The Australian Competition and Consumer Commission (ACCC) alleges that Bank of Queensland did not meet this obligation on 1 July 2021 as required, and did not make the required services available until 13 December 2021, which meant that the bank’s customers were unable to share their CDR data for more than five months after the date by which this service was required to be available to them.
“Under the CDR, consumers have a right to safely and securely share certain data with accredited providers, including fintech firms and other third parties, who in turn can use that data to create better customised products and services for the consumer,” ACCC Commissioner Peter Crone said.
“For the CDR to work effectively for consumers, participants including all banks must meet their data sharing obligations within the timeframes set by the regulations” he said.
“In the current environment of rising interest rates, consumers benefit from greater access to information and tools to help them compare products and make informed decisions about switching banks, and the CDR assists this.”
In a statement on Wednesday, the ACCC noted that it closely monitors compliance with CDR obligations and provides support for participants to assist them in preparing for and entering the CDR program.
“As it is rolled out, the CDR will increase consumer choice and promote the innovation needed to improve competition in financial services and other areas.

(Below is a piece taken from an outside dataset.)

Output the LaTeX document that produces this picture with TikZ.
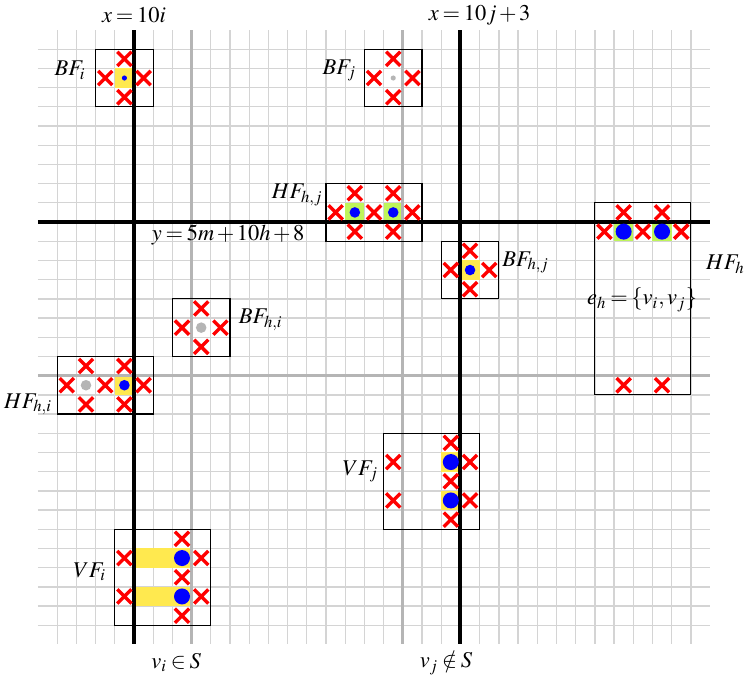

It will play a central role in enhancing productivity,” Peter Crone said.
The ACCC warns that if CDR participants do not comply with their obligations, the it will consider taking enforcement action in line with the CDR Compliance and Enforcement Policy. “This can include administrative outcomes, enforceable undertakings, infringement notices, suspension or revocation of accreditation, or commencing court proceedings.”
The ACCC says this is the first infringement notice it has issued for an alleged breach of the CDR Rules.
“A number of banks were delayed in implementing their CDR solutions, in part due to issues related to the COVID-19 pandemic and a shortage of skilled IT resources.
“In deciding to issue an infringement notice to Bank of Queensland, the ACCC took into account a number of factors, including the period of alleged non-compliance, the number of customers potentially impacted, the resourcing constraints Bank of Queensland faced in developing its CDR infrastructure and the steps it took to limit the duration of its non-compliance,” the ACCC statement concluded.
The ACCC also notes that the payment of a penalty specified in an infringement notice is not an admission of a contravention of the CDR Rules - and it can issue an infringement notice when it has reasonable grounds to believe a person or business has contravened certain provisions in the CDR Rules.
CDR gives consumers the right to safely access data about them, held by data holders, and direct this information to be transferred to accredited third parties, potentially to access new products and services, including better deals on everyday products and services.
CDR - designed and overseen by the Australian Government and independent regulators to ensure it is safe and secure for consumers - is an economy-wide reform that will be rolled out sector by sector, and has already been rolled out to banking.
The ACCC says that for banking, all Authorised Deposit-taking Institutions (ADIs) are designated data holders with obligations to share data through CDR - and the energy sector is set to commence sharing product (general) information in October this year, and to commence sharing consumer data from 15 November this year.